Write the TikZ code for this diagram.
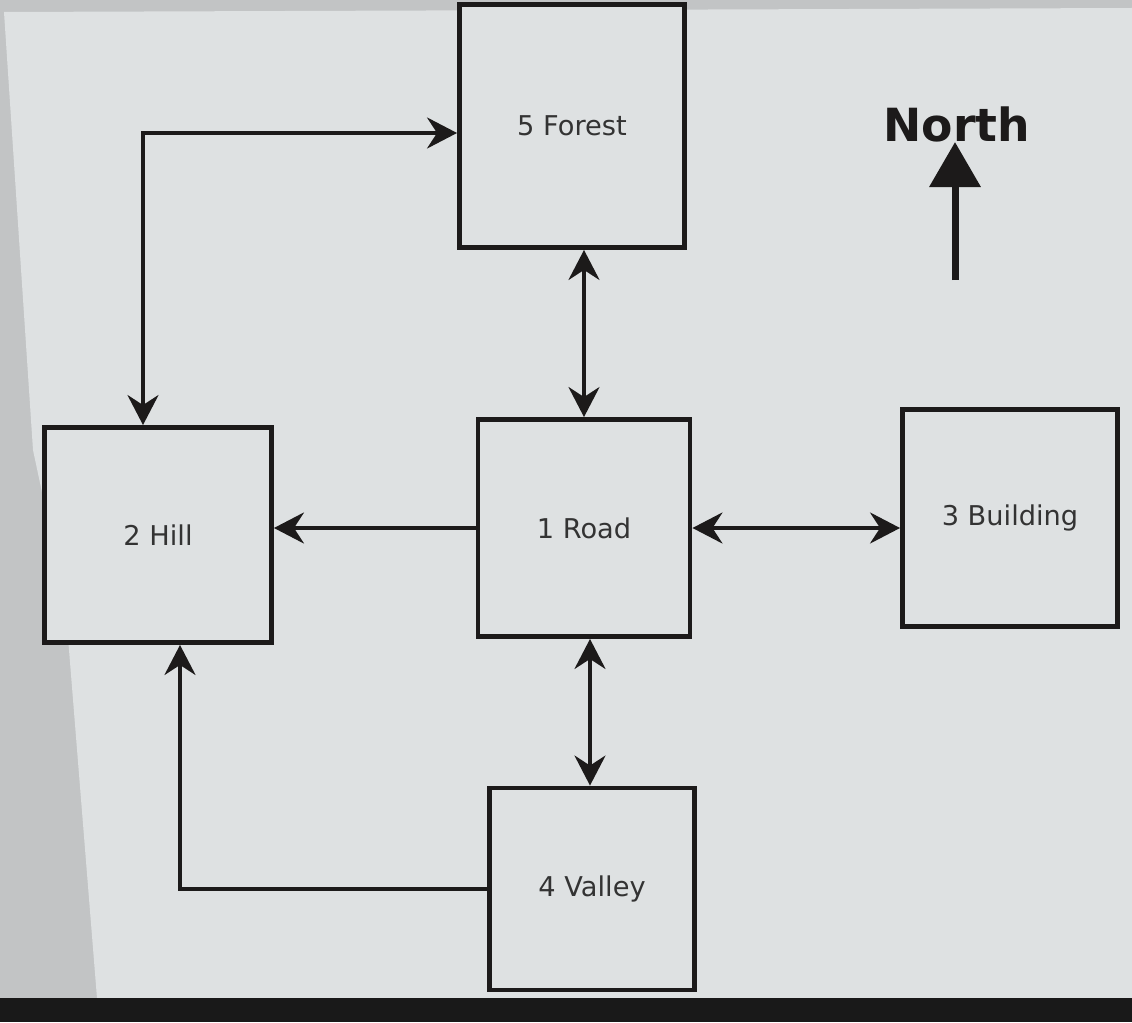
\documentclass[tikz,border=0pt]{standalone}
\usepackage{fontspec}
\setmainfont{DejaVu Sans}
\usetikzlibrary{arrows.meta}
\definecolor{screen}{HTML}{DEE1E2}
\definecolor{bezel}{HTML}{C2C4C5}
\definecolor{ink}{HTML}{1C1A1A}

\begin{document}
\begin{tikzpicture}[
  x=0.2mm, y=-0.2mm,
  >={Stealth[length=6mm, width=6.2mm, inset=2mm]},
  room/.style  = {
    draw=ink, line width=2.8pt,
    fill=screen, inner sep=0pt,
    font=\fontsize{15.5}{18}\selectfont,
    text=black!80
  },
  link/.style  = {draw=ink, line width=2.1pt},
  label/.style = {font=\fontsize{26}{30}\selectfont\bfseries, text=ink, inner sep=0pt}
]

% ---- screen ----
\fill[bezel] (0,0) rectangle (1132,1022);
\fill[screen] (4,12) -- (1132,8) -- (1132,998) -- (97,998) -- (65,600) -- (33,450) -- cycle;
\fill[black!90] (0,998) rectangle (1132,1022);
\useasboundingbox (0,0) rectangle (1132,1022);

% ---- rooms ----
\node[room, minimum width=45mm,   minimum height=48.6mm] (forest)   at (572,126)  {5 Forest};
\node[room, minimum width=45.4mm, minimum height=43mm]   (hill)     at (158,535)  {2 Hill};
\node[room, minimum width=42.4mm, minimum height=43.4mm] (road)     at (584,528)  {1 Road};
\node[room, minimum width=43mm,   minimum height=43.4mm] (building) at (1010,518) {3 Building};
\node[room, minimum width=41mm,   minimum height=40.4mm] (valley)   at (592,889)  {4 Valley};

% ---- compass ----
\node[label] (north) at (957,124) {North};
\coordinate (nbase) at (955,280);
\draw[ink, line width=4pt, -{Triangle[length=9mm, width=10mm]}] (nbase) -- (nbase |- north.south);

% ---- exits ----
\draw[link, <->] ([xshift=-3mm]hill.north) |- ([yshift=-1.4mm]forest.west);
\draw[link, <->] (road.north) -- (road.north |- forest.south);
\draw[link, ->]  (road.west) -- (road.west -| hill.east);
\draw[link, <->] (road.east) -- (road.east -| building.west);
\draw[link, <->] ([xshift=1.2mm]road.south) -- ([xshift=1.2mm]road.south |- valley.north);
\draw[link, ->]  (valley.west) -| ([xshift=4.4mm]hill.south);

\end{tikzpicture}
\end{document}
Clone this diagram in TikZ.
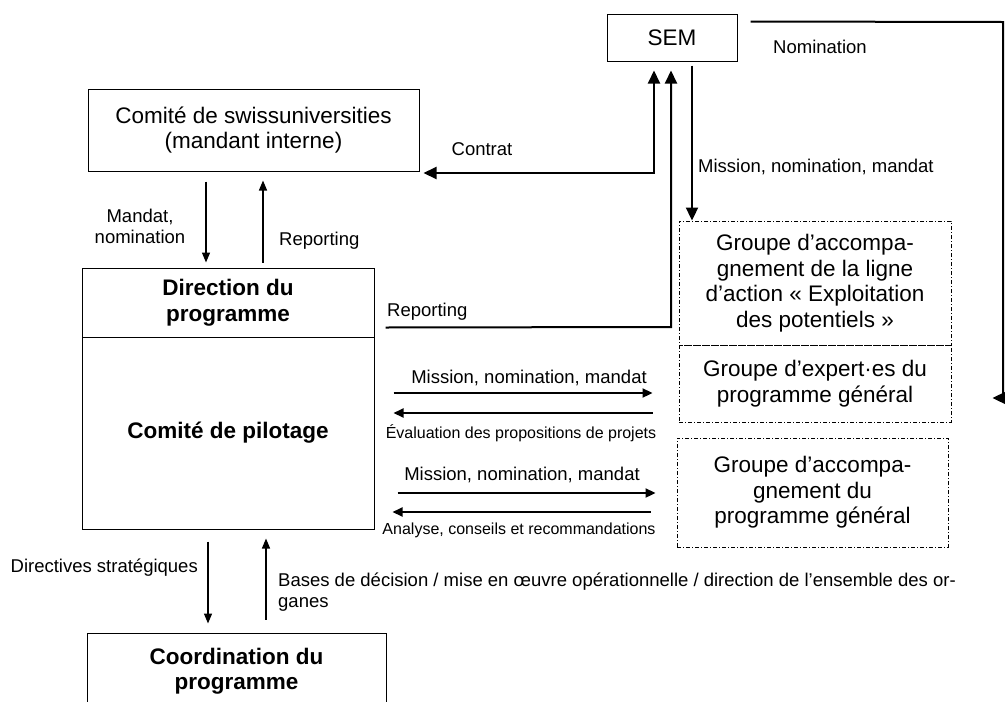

* WHAT YOU HAVE TO DO:
Repeat the material above word for word and skip every image in it.

* PROBLEM SOLUTION:
Write the TikZ code for this diagram.
\documentclass[tikz,border=0pt]{standalone}
\usepackage{fontspec}
\setmainfont{DejaVu Sans}
\usetikzlibrary{arrows.meta}
\definecolor{screen}{HTML}{DEE1E2}
\definecolor{bezel}{HTML}{C2C4C5}
\definecolor{ink}{HTML}{1C1A1A}

\begin{document}
\begin{tikzpicture}[
  x=0.2mm, y=-0.2mm,
  >={Stealth[length=6mm, width=6.2mm, inset=2mm]},
  room/.style  = {
    draw=ink, line width=2.8pt,
    fill=screen, inner sep=0pt,
    font=\fontsize{15.5}{18}\selectfont,
    text=black!80
  },
  link/.style  = {draw=ink, line width=2.1pt},
  label/.style = {font=\fontsize{26}{30}\selectfont\bfseries, text=ink, inner sep=0pt}
]

% ---- screen ----
\fill[bezel] (0,0) rectangle (1132,1022);
\fill[screen] (4,12) -- (1132,8) -- (1132,998) -- (97,998) -- (65,600) -- (33,450) -- cycle;
\fill[black!90] (0,998) rectangle (1132,1022);
\useasboundingbox (0,0) rectangle (1132,1022);

% ---- rooms ----
\node[room, minimum width=45mm,   minimum height=48.6mm] (forest)   at (572,126)  {5 Forest};
\node[room, minimum width=45.4mm, minimum height=43mm]   (hill)     at (158,535)  {2 Hill};
\node[room, minimum width=42.4mm, minimum height=43.4mm] (road)     at (584,528)  {1 Road};
\node[room, minimum width=43mm,   minimum height=43.4mm] (building) at (1010,518) {3 Building};
\node[room, minimum width=41mm,   minimum height=40.4mm] (valley)   at (592,889)  {4 Valley};

% ---- compass ----
\node[label] (north) at (957,124) {North};
\coordinate (nbase) at (955,280);
\draw[ink, line width=4pt, -{Triangle[length=9mm, width=10mm]}] (nbase) -- (nbase |- north.south);

% ---- exits ----
\draw[link, <->] ([xshift=-3mm]hill.north) |- ([yshift=-1.4mm]forest.west);
\draw[link, <->] (road.north) -- (road.north |- forest.south);
\draw[link, ->]  (road.west) -- (road.west -| hill.east);
\draw[link, <->] (road.east) -- (road.east -| building.west);
\draw[link, <->] ([xshift=1.2mm]road.south) -- ([xshift=1.2mm]road.south |- valley.north);
\draw[link, ->]  (valley.west) -| ([xshift=4.4mm]hill.south);

\end{tikzpicture}
\end{document}
Clone this diagram in TikZ.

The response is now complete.